235. Lowest Common Ancestor of a Binary Search Tree

problem description

Given a binary search tree (BST), find the lowest common ancestor (LCA) of two given nodes in the BST.

According to the definition of LCA on Wikipedia: “The lowest common ancestor is defined between two nodes p and q as the lowest node in T that has both p and q as descendants (where we allow a node to be a descendant of itself).”

Given binary search tree: root = [6,2,8,0,4,7,9,null,null,3,5]

Example 1:

Input: root = [6,2,8,0,4,7,9,null,null,3,5], p = 2, q = 8
Output: 6
Explanation: The LCA of nodes 2 and 8 is 6.

Example 2:

Input: root = [6,2,8,0,4,7,9,null,null,3,5], p = 2, q = 4
Output: 2
Explanation: The LCA of nodes 2 and 4 is 2, since a node can be a descendant of itself according to the LCA definition.

Note:

All of the nodes' values will be unique. p and q are different and both values will exist in the BST.

algorithm thought

得到最小公共祖先，对于BST来说不是很难，毕竟BST是有自己的“顺序”的，如果当前节点的值在给定的两个节点之间，直接可以返回当前节点。
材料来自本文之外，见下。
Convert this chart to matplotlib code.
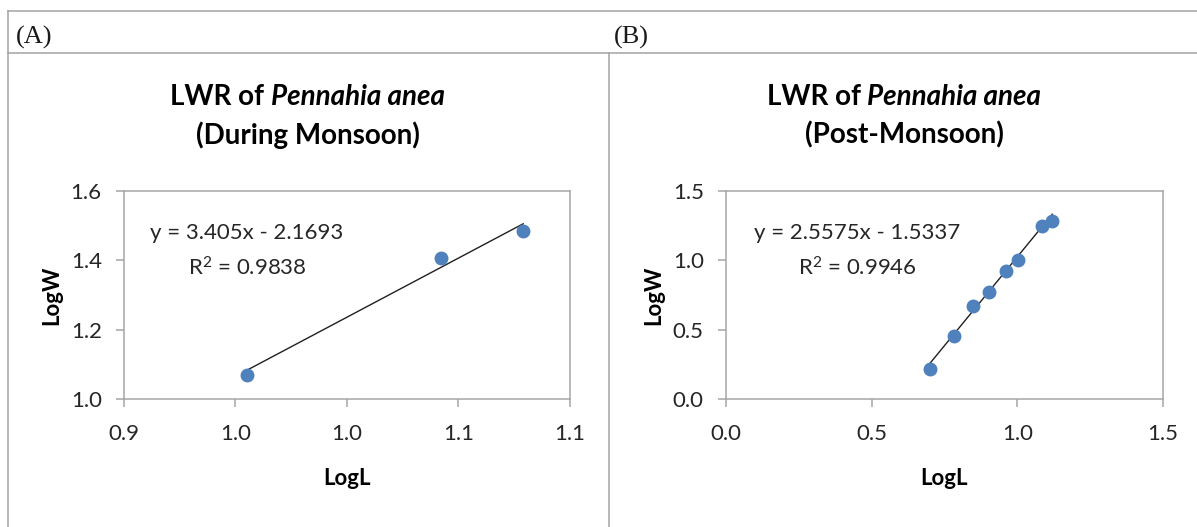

因为小的那个肯定在左子树，大的肯定在右子树

code

/**
 * Definition for a binary tree node.
 * struct TreeNode {
 *     int val;
 *     TreeNode *left;
 *     TreeNode *right;
 *     TreeNode(int x) : val(x), left(NULL), right(NULL) {}
 * };
 */
class Solution {
public:
    TreeNode* lowestCommonAncestor(TreeNode* root, TreeNode* p, TreeNode* q) {
        int ma=max(p->val,q->val);
        int mi=min(p->val,q->val);
        while(root){
            if(root->val<mi){
                root=root->right;
            }else if(root->val>ma){
                root=root->left;
            }else{
                break;
            }
        }
        return root;
    }
};

algorithm analysis

这里最差情况下，时间复杂度是O(lgn),最坏情况就是在最底层的叶子节点才找到最小公共祖先。